[Source code of charts]

— START —

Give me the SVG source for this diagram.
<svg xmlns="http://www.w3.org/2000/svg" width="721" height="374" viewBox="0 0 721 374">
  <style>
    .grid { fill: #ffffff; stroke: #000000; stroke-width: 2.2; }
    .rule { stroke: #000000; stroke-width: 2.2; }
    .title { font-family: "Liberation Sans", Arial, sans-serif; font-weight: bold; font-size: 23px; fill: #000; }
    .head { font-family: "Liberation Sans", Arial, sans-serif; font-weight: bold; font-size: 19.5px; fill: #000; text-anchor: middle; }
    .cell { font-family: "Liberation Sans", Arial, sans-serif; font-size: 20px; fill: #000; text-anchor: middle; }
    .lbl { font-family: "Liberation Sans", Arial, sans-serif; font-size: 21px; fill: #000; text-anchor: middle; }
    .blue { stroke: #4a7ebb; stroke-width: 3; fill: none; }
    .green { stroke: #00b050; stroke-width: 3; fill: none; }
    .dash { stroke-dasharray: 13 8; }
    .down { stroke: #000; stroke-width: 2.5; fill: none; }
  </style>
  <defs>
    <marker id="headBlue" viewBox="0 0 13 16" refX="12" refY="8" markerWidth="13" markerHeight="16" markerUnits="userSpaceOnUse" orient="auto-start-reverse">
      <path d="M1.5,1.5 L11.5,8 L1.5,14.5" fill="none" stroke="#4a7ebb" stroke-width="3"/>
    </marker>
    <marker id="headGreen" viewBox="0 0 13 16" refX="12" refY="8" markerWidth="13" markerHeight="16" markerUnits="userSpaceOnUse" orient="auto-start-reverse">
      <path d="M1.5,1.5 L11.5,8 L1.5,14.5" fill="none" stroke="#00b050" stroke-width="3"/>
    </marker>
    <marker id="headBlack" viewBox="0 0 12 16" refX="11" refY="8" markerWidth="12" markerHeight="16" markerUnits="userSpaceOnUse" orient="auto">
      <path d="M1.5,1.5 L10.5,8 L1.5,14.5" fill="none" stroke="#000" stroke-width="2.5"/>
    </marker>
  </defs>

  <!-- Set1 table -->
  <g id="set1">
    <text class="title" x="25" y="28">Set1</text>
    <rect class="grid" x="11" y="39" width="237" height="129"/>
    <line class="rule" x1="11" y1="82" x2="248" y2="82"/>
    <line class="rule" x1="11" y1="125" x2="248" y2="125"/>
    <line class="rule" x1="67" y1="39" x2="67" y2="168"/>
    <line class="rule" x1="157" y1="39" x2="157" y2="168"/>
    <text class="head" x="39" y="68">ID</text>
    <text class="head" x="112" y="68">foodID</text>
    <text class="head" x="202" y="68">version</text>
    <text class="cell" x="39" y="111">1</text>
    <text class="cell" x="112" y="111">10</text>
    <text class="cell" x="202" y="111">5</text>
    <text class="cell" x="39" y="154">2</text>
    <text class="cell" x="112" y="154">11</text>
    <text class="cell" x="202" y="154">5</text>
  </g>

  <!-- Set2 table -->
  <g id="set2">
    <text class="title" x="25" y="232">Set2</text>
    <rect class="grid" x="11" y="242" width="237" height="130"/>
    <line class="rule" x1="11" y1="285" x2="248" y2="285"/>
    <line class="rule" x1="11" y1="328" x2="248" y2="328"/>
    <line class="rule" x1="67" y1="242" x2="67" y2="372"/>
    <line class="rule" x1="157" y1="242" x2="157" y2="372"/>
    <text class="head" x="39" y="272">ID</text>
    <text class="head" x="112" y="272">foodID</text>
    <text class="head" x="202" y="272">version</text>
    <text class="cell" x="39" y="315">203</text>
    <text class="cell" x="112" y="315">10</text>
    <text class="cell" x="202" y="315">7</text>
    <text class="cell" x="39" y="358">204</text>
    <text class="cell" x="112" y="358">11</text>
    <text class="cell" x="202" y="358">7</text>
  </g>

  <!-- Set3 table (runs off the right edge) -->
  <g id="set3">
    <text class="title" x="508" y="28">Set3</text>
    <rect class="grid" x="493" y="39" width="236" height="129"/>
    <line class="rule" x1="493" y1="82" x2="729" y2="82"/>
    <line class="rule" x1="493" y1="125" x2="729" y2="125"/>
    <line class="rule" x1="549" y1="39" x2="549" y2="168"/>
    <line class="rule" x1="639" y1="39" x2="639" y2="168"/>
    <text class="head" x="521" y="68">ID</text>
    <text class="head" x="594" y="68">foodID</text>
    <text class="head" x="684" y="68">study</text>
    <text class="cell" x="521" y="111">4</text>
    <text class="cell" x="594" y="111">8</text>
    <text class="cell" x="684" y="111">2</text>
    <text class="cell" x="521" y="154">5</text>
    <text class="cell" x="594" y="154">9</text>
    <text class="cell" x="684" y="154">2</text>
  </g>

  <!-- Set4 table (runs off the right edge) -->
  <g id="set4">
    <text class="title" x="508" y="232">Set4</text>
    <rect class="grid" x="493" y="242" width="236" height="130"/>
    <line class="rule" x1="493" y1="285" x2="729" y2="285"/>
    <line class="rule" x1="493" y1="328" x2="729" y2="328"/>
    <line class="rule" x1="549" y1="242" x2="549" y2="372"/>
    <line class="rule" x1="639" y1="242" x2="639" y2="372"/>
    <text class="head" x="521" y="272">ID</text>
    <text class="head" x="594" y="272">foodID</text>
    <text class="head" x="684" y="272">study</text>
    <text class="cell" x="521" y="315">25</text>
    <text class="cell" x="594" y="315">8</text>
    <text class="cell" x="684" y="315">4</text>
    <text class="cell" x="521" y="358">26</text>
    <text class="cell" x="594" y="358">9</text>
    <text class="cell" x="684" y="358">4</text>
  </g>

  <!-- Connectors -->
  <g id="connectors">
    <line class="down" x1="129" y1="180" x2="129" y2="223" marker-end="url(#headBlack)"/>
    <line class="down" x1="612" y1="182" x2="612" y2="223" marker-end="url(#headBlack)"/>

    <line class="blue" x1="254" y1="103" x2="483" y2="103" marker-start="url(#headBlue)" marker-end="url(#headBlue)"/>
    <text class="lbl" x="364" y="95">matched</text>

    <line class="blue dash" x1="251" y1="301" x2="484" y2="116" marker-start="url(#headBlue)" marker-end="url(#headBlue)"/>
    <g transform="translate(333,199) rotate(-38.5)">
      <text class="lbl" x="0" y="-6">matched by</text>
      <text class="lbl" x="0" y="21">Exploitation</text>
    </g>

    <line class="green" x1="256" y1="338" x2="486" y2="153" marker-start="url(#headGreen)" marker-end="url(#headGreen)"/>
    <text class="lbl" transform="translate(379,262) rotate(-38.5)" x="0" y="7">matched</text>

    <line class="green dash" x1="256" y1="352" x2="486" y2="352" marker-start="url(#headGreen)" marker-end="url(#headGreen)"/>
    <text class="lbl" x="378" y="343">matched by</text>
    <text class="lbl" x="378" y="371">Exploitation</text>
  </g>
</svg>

— END —
— START —

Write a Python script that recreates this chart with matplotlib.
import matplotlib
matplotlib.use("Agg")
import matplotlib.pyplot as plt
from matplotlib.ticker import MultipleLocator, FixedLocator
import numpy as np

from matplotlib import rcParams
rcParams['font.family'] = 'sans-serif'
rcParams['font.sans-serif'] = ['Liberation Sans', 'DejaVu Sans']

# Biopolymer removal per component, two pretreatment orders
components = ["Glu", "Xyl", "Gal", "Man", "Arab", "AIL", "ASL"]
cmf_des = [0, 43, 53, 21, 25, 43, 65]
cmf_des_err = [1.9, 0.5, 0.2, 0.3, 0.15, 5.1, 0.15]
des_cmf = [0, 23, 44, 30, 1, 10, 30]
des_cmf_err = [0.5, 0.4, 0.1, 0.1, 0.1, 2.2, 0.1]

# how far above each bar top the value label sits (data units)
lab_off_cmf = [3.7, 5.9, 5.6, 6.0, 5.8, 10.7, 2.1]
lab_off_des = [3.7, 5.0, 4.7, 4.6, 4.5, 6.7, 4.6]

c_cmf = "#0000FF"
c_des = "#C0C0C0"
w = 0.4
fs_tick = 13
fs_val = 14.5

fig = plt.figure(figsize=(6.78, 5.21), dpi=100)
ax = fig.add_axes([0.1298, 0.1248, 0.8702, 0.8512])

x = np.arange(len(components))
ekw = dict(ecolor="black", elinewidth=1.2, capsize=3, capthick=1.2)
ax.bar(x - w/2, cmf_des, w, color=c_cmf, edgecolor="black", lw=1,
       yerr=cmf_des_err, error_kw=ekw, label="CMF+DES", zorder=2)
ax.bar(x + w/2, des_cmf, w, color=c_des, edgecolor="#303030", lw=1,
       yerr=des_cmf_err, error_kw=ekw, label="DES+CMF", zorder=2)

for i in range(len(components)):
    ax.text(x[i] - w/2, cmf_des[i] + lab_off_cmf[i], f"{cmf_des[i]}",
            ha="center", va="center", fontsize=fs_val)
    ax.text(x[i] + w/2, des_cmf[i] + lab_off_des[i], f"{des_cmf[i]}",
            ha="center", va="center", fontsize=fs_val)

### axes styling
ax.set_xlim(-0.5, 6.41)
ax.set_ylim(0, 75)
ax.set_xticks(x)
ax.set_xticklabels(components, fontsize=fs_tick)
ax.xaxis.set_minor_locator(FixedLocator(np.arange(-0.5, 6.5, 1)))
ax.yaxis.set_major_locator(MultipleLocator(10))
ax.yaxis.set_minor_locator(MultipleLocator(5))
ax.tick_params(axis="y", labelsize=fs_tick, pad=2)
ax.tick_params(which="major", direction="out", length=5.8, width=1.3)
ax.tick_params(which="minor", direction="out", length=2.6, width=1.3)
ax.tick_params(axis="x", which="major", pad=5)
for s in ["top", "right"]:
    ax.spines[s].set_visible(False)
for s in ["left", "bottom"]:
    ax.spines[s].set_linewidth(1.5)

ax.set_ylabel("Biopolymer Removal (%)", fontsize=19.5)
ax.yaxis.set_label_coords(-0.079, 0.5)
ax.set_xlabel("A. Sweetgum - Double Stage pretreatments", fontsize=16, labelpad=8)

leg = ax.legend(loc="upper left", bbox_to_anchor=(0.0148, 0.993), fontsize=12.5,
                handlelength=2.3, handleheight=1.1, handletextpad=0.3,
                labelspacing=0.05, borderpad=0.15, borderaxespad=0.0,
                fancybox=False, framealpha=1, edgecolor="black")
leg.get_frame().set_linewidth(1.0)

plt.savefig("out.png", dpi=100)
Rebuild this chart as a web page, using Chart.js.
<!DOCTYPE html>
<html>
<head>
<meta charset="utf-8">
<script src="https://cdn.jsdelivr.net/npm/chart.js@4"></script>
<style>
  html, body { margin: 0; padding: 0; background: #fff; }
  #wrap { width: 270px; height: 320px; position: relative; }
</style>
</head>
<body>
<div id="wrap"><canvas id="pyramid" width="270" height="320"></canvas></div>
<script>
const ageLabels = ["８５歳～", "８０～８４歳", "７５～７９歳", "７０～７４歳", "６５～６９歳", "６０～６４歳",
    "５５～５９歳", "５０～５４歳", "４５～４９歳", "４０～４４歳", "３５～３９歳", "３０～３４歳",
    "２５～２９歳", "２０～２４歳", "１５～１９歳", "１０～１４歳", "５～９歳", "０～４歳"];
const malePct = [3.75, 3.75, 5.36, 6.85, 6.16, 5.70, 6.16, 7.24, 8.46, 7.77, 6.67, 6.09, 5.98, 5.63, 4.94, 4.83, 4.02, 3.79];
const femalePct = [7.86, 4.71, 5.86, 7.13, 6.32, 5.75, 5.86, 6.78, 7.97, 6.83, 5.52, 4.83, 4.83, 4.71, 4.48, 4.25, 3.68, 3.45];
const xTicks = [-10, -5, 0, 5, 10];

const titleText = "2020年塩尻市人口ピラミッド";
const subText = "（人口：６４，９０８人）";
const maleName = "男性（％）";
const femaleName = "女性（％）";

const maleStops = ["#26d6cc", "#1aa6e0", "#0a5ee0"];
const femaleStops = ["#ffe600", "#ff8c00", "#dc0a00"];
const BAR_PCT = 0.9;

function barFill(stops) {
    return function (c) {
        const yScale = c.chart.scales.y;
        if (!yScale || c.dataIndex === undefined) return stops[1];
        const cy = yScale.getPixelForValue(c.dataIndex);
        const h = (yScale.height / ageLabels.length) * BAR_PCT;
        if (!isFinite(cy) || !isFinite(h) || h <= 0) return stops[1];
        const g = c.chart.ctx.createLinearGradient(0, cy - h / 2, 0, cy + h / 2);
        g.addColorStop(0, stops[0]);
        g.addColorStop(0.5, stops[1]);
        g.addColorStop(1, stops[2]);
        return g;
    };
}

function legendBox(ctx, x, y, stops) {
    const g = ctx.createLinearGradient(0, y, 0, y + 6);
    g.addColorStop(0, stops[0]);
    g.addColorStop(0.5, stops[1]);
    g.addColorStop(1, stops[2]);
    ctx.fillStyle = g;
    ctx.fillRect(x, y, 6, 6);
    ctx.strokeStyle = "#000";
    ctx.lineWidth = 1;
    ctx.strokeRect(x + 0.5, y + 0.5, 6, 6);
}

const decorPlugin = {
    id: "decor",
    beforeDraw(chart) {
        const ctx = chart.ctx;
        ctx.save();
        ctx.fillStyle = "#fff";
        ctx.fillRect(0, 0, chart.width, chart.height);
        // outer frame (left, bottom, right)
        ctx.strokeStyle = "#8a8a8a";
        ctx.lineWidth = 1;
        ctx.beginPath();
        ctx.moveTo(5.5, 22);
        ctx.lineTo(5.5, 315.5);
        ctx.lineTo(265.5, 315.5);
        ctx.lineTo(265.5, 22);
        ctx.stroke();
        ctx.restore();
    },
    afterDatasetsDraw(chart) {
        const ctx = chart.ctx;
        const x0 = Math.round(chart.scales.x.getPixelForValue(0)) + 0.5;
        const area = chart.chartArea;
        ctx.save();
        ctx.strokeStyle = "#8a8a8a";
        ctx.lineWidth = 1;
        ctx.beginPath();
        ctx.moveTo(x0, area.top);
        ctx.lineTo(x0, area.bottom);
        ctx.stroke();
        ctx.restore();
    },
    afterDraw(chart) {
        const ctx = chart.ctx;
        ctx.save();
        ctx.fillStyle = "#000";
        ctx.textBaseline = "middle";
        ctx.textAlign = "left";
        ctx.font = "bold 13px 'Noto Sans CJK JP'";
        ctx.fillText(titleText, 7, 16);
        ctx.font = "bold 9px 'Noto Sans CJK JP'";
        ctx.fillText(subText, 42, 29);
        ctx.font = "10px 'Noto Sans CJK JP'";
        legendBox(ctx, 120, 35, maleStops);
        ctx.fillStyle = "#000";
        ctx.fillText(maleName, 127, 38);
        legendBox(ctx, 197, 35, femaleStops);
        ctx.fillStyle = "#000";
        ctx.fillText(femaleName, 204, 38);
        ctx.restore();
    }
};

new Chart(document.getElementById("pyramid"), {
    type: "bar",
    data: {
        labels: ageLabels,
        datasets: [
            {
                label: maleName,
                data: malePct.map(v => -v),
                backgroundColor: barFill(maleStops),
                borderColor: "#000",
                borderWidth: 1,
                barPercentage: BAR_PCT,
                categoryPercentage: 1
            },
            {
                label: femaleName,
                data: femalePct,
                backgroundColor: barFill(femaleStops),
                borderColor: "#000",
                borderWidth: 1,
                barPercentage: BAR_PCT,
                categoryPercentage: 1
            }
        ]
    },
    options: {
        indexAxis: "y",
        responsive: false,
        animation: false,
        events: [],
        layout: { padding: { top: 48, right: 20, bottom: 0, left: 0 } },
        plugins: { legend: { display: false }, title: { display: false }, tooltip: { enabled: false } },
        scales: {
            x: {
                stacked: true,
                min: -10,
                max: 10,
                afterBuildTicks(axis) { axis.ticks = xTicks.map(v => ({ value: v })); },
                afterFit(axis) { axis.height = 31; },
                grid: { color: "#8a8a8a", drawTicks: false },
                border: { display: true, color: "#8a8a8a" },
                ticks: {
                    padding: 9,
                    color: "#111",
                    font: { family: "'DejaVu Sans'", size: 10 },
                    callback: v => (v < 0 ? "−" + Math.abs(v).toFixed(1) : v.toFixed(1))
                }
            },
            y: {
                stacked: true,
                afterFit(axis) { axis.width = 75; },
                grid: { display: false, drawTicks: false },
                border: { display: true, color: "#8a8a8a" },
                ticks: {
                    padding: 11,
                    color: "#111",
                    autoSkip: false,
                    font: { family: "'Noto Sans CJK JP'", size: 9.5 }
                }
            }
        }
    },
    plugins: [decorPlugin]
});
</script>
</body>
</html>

— END —

Required task —
Retype only this portion of the data above: the line containing "Write a Python", the line containing "rcParams['font.sans-serif'] = ['Liberation", and all lines between them, exactly.

Worked answer —
Write a Python script that recreates this chart with matplotlib.
import matplotlib
matplotlib.use("Agg")
import matplotlib.pyplot as plt
from matplotlib.ticker import MultipleLocator, FixedLocator
import numpy as np

from matplotlib import rcParams
rcParams['font.family'] = 'sans-serif'
rcParams['font.sans-serif'] = ['Liberation Sans', 'DejaVu Sans']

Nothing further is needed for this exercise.